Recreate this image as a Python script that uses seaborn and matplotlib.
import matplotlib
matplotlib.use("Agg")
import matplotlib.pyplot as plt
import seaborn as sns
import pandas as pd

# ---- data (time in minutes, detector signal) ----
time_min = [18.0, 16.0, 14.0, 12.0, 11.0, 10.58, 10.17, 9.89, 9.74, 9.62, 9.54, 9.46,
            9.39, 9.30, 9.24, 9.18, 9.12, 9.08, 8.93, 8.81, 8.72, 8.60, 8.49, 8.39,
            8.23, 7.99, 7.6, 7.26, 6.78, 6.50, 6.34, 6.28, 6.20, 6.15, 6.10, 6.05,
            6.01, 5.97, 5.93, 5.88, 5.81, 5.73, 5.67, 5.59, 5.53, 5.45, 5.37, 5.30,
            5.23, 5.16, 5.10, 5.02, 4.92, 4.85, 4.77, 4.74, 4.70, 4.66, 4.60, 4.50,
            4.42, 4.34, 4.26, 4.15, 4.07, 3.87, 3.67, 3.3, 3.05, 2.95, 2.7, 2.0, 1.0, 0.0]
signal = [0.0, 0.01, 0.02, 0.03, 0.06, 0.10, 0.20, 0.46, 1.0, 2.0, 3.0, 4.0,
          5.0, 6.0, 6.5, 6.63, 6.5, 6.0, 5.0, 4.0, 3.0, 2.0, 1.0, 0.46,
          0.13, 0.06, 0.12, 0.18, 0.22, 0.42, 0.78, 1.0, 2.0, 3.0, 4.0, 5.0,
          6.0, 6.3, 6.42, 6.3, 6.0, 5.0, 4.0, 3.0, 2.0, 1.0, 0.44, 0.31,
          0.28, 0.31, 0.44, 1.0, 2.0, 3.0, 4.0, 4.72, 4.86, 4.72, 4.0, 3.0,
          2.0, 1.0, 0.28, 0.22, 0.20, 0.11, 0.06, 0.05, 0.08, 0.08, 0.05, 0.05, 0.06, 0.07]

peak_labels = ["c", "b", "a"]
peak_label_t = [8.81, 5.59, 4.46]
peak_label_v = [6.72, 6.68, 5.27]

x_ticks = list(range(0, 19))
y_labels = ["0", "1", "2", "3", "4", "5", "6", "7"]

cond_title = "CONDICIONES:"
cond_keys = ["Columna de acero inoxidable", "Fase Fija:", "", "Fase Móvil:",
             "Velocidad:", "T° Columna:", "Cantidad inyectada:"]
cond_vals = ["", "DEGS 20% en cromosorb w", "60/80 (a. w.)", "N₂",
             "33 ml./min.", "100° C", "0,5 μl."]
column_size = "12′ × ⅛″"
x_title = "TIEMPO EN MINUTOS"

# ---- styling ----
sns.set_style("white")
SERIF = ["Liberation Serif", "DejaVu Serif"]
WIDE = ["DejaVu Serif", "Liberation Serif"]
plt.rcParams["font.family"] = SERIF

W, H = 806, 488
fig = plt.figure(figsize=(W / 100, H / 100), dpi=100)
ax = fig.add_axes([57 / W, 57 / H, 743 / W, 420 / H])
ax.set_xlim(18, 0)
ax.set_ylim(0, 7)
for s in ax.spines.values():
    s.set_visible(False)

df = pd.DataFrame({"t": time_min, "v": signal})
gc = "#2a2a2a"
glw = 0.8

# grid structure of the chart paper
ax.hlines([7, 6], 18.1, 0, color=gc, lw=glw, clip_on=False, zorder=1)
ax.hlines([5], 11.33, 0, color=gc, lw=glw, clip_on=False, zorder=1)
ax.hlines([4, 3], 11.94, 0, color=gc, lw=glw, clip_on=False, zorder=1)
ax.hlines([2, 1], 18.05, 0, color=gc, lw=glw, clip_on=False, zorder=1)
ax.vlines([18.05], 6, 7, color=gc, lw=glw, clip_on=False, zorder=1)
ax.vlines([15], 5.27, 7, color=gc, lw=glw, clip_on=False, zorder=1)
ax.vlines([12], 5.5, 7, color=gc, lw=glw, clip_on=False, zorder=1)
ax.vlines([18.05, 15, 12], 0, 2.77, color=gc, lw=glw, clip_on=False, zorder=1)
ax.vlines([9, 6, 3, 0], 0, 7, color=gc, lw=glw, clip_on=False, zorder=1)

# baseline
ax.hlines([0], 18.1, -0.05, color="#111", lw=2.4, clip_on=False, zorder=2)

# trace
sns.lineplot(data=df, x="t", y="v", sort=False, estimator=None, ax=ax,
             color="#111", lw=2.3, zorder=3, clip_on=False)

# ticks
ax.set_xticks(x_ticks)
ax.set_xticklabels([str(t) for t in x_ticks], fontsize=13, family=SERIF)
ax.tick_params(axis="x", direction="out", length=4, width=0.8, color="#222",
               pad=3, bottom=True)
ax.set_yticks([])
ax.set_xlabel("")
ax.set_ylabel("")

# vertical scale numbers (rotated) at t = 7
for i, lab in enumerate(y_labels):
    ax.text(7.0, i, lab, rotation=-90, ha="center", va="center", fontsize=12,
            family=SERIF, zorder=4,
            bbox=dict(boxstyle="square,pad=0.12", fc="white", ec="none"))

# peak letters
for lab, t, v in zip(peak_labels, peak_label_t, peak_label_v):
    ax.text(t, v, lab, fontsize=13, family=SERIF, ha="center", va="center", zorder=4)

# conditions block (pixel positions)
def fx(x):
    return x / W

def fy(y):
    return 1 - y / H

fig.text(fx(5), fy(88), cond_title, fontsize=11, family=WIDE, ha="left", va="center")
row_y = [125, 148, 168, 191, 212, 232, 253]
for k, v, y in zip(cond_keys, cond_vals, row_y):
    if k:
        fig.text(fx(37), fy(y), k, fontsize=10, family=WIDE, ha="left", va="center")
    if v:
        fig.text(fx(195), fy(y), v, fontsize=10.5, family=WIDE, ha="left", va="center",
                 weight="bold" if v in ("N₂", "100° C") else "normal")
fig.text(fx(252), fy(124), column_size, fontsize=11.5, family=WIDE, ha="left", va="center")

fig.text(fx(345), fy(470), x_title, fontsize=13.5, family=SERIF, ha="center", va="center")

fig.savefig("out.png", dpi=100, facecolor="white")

::::

_Required task_.
Your task is to repeat every line exactly.

_Response for this exercise_.
Recreate this image as a Python script that uses seaborn and matplotlib.
import matplotlib
matplotlib.use("Agg")
import matplotlib.pyplot as plt
import seaborn as sns
import pandas as pd

# ---- data (time in minutes, detector signal) ----
time_min = [18.0, 16.0, 14.0, 12.0, 11.0, 10.58, 10.17, 9.89, 9.74, 9.62, 9.54, 9.46,
            9.39, 9.30, 9.24, 9.18, 9.12, 9.08, 8.93, 8.81, 8.72, 8.60, 8.49, 8.39,
            8.23, 7.99, 7.6, 7.26, 6.78, 6.50, 6.34, 6.28, 6.20, 6.15, 6.10, 6.05,
            6.01, 5.97, 5.93, 5.88, 5.81, 5.73, 5.67, 5.59, 5.53, 5.45, 5.37, 5.30,
            5.23, 5.16, 5.10, 5.02, 4.92, 4.85, 4.77, 4.74, 4.70, 4.66, 4.60, 4.50,
            4.42, 4.34, 4.26, 4.15, 4.07, 3.87, 3.67, 3.3, 3.05, 2.95, 2.7, 2.0, 1.0, 0.0]
signal = [0.0, 0.01, 0.02, 0.03, 0.06, 0.10, 0.20, 0.46, 1.0, 2.0, 3.0, 4.0,
          5.0, 6.0, 6.5, 6.63, 6.5, 6.0, 5.0, 4.0, 3.0, 2.0, 1.0, 0.46,
          0.13, 0.06, 0.12, 0.18, 0.22, 0.42, 0.78, 1.0, 2.0, 3.0, 4.0, 5.0,
          6.0, 6.3, 6.42, 6.3, 6.0, 5.0, 4.0, 3.0, 2.0, 1.0, 0.44, 0.31,
          0.28, 0.31, 0.44, 1.0, 2.0, 3.0, 4.0, 4.72, 4.86, 4.72, 4.0, 3.0,
          2.0, 1.0, 0.28, 0.22, 0.20, 0.11, 0.06, 0.05, 0.08, 0.08, 0.05, 0.05, 0.06, 0.07]

peak_labels = ["c", "b", "a"]
peak_label_t = [8.81, 5.59, 4.46]
peak_label_v = [6.72, 6.68, 5.27]

x_ticks = list(range(0, 19))
y_labels = ["0", "1", "2", "3", "4", "5", "6", "7"]

cond_title = "CONDICIONES:"
cond_keys = ["Columna de acero inoxidable", "Fase Fija:", "", "Fase Móvil:",
             "Velocidad:", "T° Columna:", "Cantidad inyectada:"]
cond_vals = ["", "DEGS 20% en cromosorb w", "60/80 (a. w.)", "N₂",
             "33 ml./min.", "100° C", "0,5 μl."]
column_size = "12′ × ⅛″"
x_title = "TIEMPO EN MINUTOS"

# ---- styling ----
sns.set_style("white")
SERIF = ["Liberation Serif", "DejaVu Serif"]
WIDE = ["DejaVu Serif", "Liberation Serif"]
plt.rcParams["font.family"] = SERIF

W, H = 806, 488
fig = plt.figure(figsize=(W / 100, H / 100), dpi=100)
ax = fig.add_axes([57 / W, 57 / H, 743 / W, 420 / H])
ax.set_xlim(18, 0)
ax.set_ylim(0, 7)
for s in ax.spines.values():
    s.set_visible(False)

df = pd.DataFrame({"t": time_min, "v": signal})
gc = "#2a2a2a"
glw = 0.8

# grid structure of the chart paper
ax.hlines([7, 6], 18.1, 0, color=gc, lw=glw, clip_on=False, zorder=1)
ax.hlines([5], 11.33, 0, color=gc, lw=glw, clip_on=False, zorder=1)
ax.hlines([4, 3], 11.94, 0, color=gc, lw=glw, clip_on=False, zorder=1)
ax.hlines([2, 1], 18.05, 0, color=gc, lw=glw, clip_on=False, zorder=1)
ax.vlines([18.05], 6, 7, color=gc, lw=glw, clip_on=False, zorder=1)
ax.vlines([15], 5.27, 7, color=gc, lw=glw, clip_on=False, zorder=1)
ax.vlines([12], 5.5, 7, color=gc, lw=glw, clip_on=False, zorder=1)
ax.vlines([18.05, 15, 12], 0, 2.77, color=gc, lw=glw, clip_on=False, zorder=1)
ax.vlines([9, 6, 3, 0], 0, 7, color=gc, lw=glw, clip_on=False, zorder=1)

# baseline
ax.hlines([0], 18.1, -0.05, color="#111", lw=2.4, clip_on=False, zorder=2)

# trace
sns.lineplot(data=df, x="t", y="v", sort=False, estimator=None, ax=ax,
             color="#111", lw=2.3, zorder=3, clip_on=False)

# ticks
ax.set_xticks(x_ticks)
ax.set_xticklabels([str(t) for t in x_ticks], fontsize=13, family=SERIF)
ax.tick_params(axis="x", direction="out", length=4, width=0.8, color="#222",
               pad=3, bottom=True)
ax.set_yticks([])
ax.set_xlabel("")
ax.set_ylabel("")

# vertical scale numbers (rotated) at t = 7
for i, lab in enumerate(y_labels):
    ax.text(7.0, i, lab, rotation=-90, ha="center", va="center", fontsize=12,
            family=SERIF, zorder=4,
            bbox=dict(boxstyle="square,pad=0.12", fc="white", ec="none"))

# peak letters
for lab, t, v in zip(peak_labels, peak_label_t, peak_label_v):
    ax.text(t, v, lab, fontsize=13, family=SERIF, ha="center", va="center", zorder=4)

# conditions block (pixel positions)
def fx(x):
    return x / W

def fy(y):
    return 1 - y / H

fig.text(fx(5), fy(88), cond_title, fontsize=11, family=WIDE, ha="left", va="center")
row_y = [125, 148, 168, 191, 212, 232, 253]
for k, v, y in zip(cond_keys, cond_vals, row_y):
    if k:
        fig.text(fx(37), fy(y), k, fontsize=10, family=WIDE, ha="left", va="center")
    if v:
        fig.text(fx(195), fy(y), v, fontsize=10.5, family=WIDE, ha="left", va="center",
                 weight="bold" if v in ("N₂", "100° C") else "normal")
fig.text(fx(252), fy(124), column_size, fontsize=11.5, family=WIDE, ha="left", va="center")

fig.text(fx(345), fy(470), x_title, fontsize=13.5, family=SERIF, ha="center", va="center")

fig.savefig("out.png", dpi=100, facecolor="white")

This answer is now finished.